◆ **Goal**:
In the data, extract each line that holds the string "script".

+===+

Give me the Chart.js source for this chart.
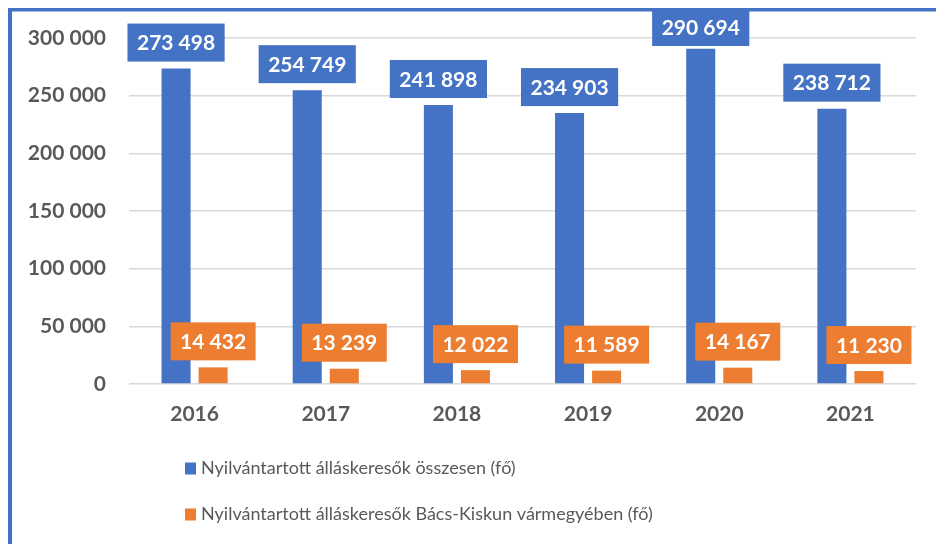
<!DOCTYPE html>
<html>
<head>
<meta charset="utf-8">
<script src="https://cdn.jsdelivr.net/npm/chart.js@4/dist/chart.umd.min.js"></script>
<style>
  html, body { margin: 0; padding: 0; background: #ffffff; }
  #wrap { position: relative; width: 936px; height: 544px; }
</style>
</head>
<body>
<div id="wrap"><canvas id="c" width="936" height="544"></canvas></div>
<script>
const years = ['2016', '2017', '2018', '2019', '2020', '2021'];
const totalSeekers = [273498, 254749, 241898, 234903, 290694, 238712];
const bacsKiskunSeekers = [14432, 13239, 12022, 11589, 14167, 11230];
const seriesNames = [
  'Nyilvántartott álláskeresők összesen (fő)',
  'Nyilvántartott álláskeresők Bács-Kiskun vármegyében (fő)'
];
const yTicks = [0, 50000, 100000, 150000, 200000, 250000, 300000];

const BLUE = '#4472C4';
const ORANGE = '#ED7D31';
const GREY = '#595959';
const FONT = 'Lato, "Open Sans", sans-serif';

function fmt(v) {
  return String(Math.round(v)).replace(/\B(?=(\d{3})+(?!\d))/g, ' ');
}

const labelPlugin = {
  id: 'boxLabels',
  afterDatasetsDraw(chart) {
    const ctx = chart.ctx;
    ctx.save();
    ctx.font = 'bold 21px ' + FONT;
    ctx.textAlign = 'center';
    ctx.textBaseline = 'middle';
    chart.data.datasets.forEach((ds, di) => {
      const meta = chart.getDatasetMeta(di);
      meta.data.forEach((bar, i) => {
        const txt = fmt(ds.data[i]);
        const w = ctx.measureText(txt).width + 19;
        const h = 38;
        let top = bar.y - 7 - h;
        if (top < 8) top = 8;
        ctx.fillStyle = ds.backgroundColor;
        ctx.fillRect(bar.x - w / 2, top, w, h);
        ctx.fillStyle = '#ffffff';
        ctx.fillText(txt, bar.x, top + h / 2 + 1);
      });
    });
    ctx.restore();
  },
  afterDraw(chart) {
    const ctx = chart.ctx;
    ctx.save();
    // legend
    ctx.font = '18px ' + FONT;
    ctx.textAlign = 'left';
    ctx.textBaseline = 'middle';
    const items = [[seriesNames[0], BLUE, 468.5], [seriesNames[1], ORANGE, 514.5]];
    items.forEach(([t, c, y]) => {
      ctx.fillStyle = c;
      ctx.fillRect(185, y - 6, 11, 12);
      ctx.fillStyle = GREY;
      ctx.fillText(t, 201, y);
    });
    // frame
    ctx.fillStyle = BLUE;
    ctx.fillRect(8, 8, 4, 544);
    ctx.fillRect(8, 8, 936, 3.5);
    ctx.restore();
  }
};

new Chart(document.getElementById('c'), {
  type: 'bar',
  data: {
    labels: years,
    datasets: [
      { label: seriesNames[0], data: totalSeekers, backgroundColor: BLUE, categoryPercentage: 0.565, barPercentage: 0.784 },
      { label: seriesNames[1], data: bacsKiskunSeekers, backgroundColor: ORANGE, categoryPercentage: 0.565, barPercentage: 0.784 }
    ]
  },
  options: {
    responsive: false,
    animation: false,
    devicePixelRatio: 1,
    layout: { padding: { top: 38, right: 20, left: 0, bottom: 0 } },
    plugins: { legend: { display: false }, tooltip: { enabled: false } },
    scales: {
      x: {
        grid: { display: false, drawTicks: false },
        border: { display: false },
        ticks: { color: GREY, font: { family: FONT, size: 21, weight: 'bold' }, padding: 18 },
        afterFit(s) { s.height = 160; }
      },
      y: {
        min: 0, max: 300000,
        afterBuildTicks(s) { s.ticks = yTicks.map(v => ({ value: v })); },
        grid: { color: '#D9D9D9', lineWidth: 1.5, drawTicks: false },
        border: { display: false },
        ticks: { color: GREY, font: { family: FONT, size: 21, weight: 'bold' }, padding: 23, callback: v => fmt(v) },
        afterFit(s) { s.width = 129; }
      }
    }
  },
  plugins: [labelPlugin]
});
</script>
</body>
</html>
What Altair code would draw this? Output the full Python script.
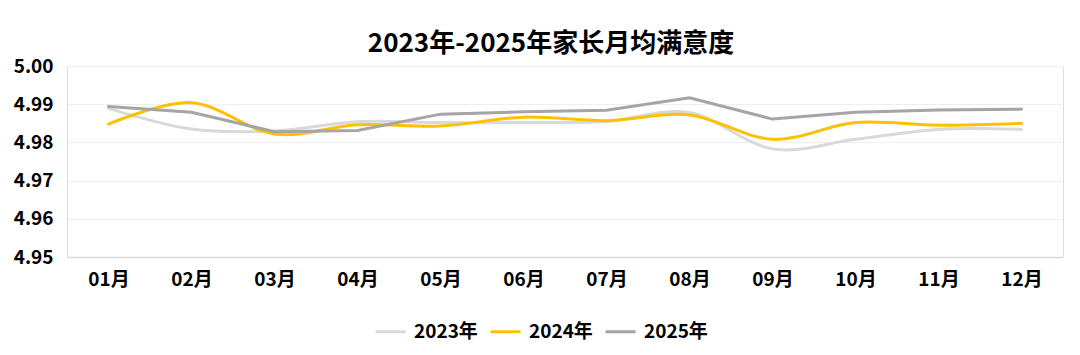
import altair as alt
import pandas as pd

months = ["01月", "02月", "03月", "04月", "05月", "06月", "07月", "08月", "09月", "10月", "11月", "12月"]
series_names = ["2023年", "2024年", "2025年"]
v2023 = [4.9889, 4.9835, 4.9830, 4.9854, 4.9852, 4.9852, 4.9855, 4.9878, 4.9783, 4.9808, 4.9834, 4.9834]
v2024 = [4.9848, 4.9904, 4.9822, 4.9846, 4.9843, 4.9866, 4.9857, 4.9872, 4.9808, 4.9852, 4.9845, 4.9850]
v2025 = [4.9894, 4.9879, 4.9828, 4.9831, 4.9874, 4.9880, 4.9884, 4.9917, 4.9861, 4.9879, 4.9885, 4.9887]
colors = ["#d9d9d9", "#ffc000", "#a5a5a5"]
y_ticks = [4.95, 4.96, 4.97, 4.98, 4.99, 5.00]

rows = []
for name, vals in zip(series_names, [v2023, v2024, v2025]):
    for i, (m, v) in enumerate(zip(months, vals)):
        rows.append({"month": m, "value": v, "series": name, "order": i})
df = pd.DataFrame(rows)

FONT = "Noto Sans CJK SC"

x_enc = alt.X("month:O", sort=months, scale=alt.Scale(padding=0.5),
              axis=alt.Axis(title=None, labelAngle=0, labelFontSize=19, labelFontWeight="bold",
                            labelColor="#000000", labelPadding=13, ticks=False,
                            domainColor="#d9d9d9", domainWidth=1.5, grid=False, labelFont=FONT))
y_enc = alt.Y("value:Q", scale=alt.Scale(domain=[4.95, 5.00], nice=False, zero=False),
              axis=alt.Axis(title=None, values=y_ticks, format=".2f", labelFontSize=19,
                            labelFontWeight="bold", labelColor="#000000", labelPadding=14,
                            ticks=False, domain=False, gridColor="#efefef", gridWidth=1.2,
                            labelFont=FONT, labelBaseline="middle"))
color_enc = alt.Color("series:N", scale=alt.Scale(domain=series_names, range=colors),
                      legend=alt.Legend(title=None, orient="none", direction="horizontal",
                                        legendX=307, legendY=249, symbolType="stroke",
                                        symbolSize=900, symbolStrokeWidth=3, labelFontSize=19,
                                        labelFontWeight="bold", labelColor="#000000",
                                        labelOffset=7, columnPadding=6, labelFont=FONT))

base = alt.Chart(df).encode(x=x_enc, y=y_enc, color=color_enc, order="order:Q")

smooth = base.transform_filter(
    alt.FieldOneOfPredicate(field="series", oneOf=["2023年", "2024年"])
).mark_line(interpolate="cardinal", tension=0, strokeWidth=3, strokeCap="round")

straight = base.transform_filter(
    alt.FieldEqualPredicate(field="series", equal="2025年")
).mark_line(interpolate="linear", strokeWidth=3, strokeCap="round")

chart = alt.layer(smooth, straight).properties(
    width=996, height=191,
    title=alt.TitleParams("2023年-2025年家长月均满意度", fontSize=26, fontWeight="bold",
                          color="#000000", font=FONT, anchor="middle", dx=-14, dy=10, offset=10),
    autosize=alt.AutoSizeParams(type="none"),
    padding={"left": 59, "top": 58, "right": 9, "bottom": 90},
).configure_view(stroke=None).configure(background="white")

chart.save("out.html", embed_options={"renderer": "svg", "actions": False})
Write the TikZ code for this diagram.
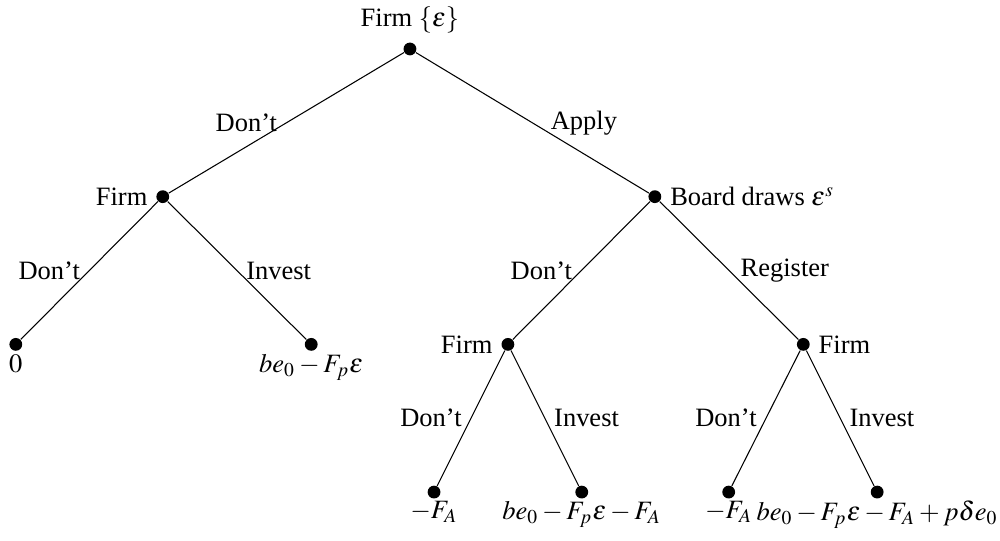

+===+

◆ **Correct output**:
<script src="https://cdn.jsdelivr.net/npm/chart.js@4/dist/chart.umd.min.js"></script>
<script>
</script>
What Altair code would draw this? Output the full Python script.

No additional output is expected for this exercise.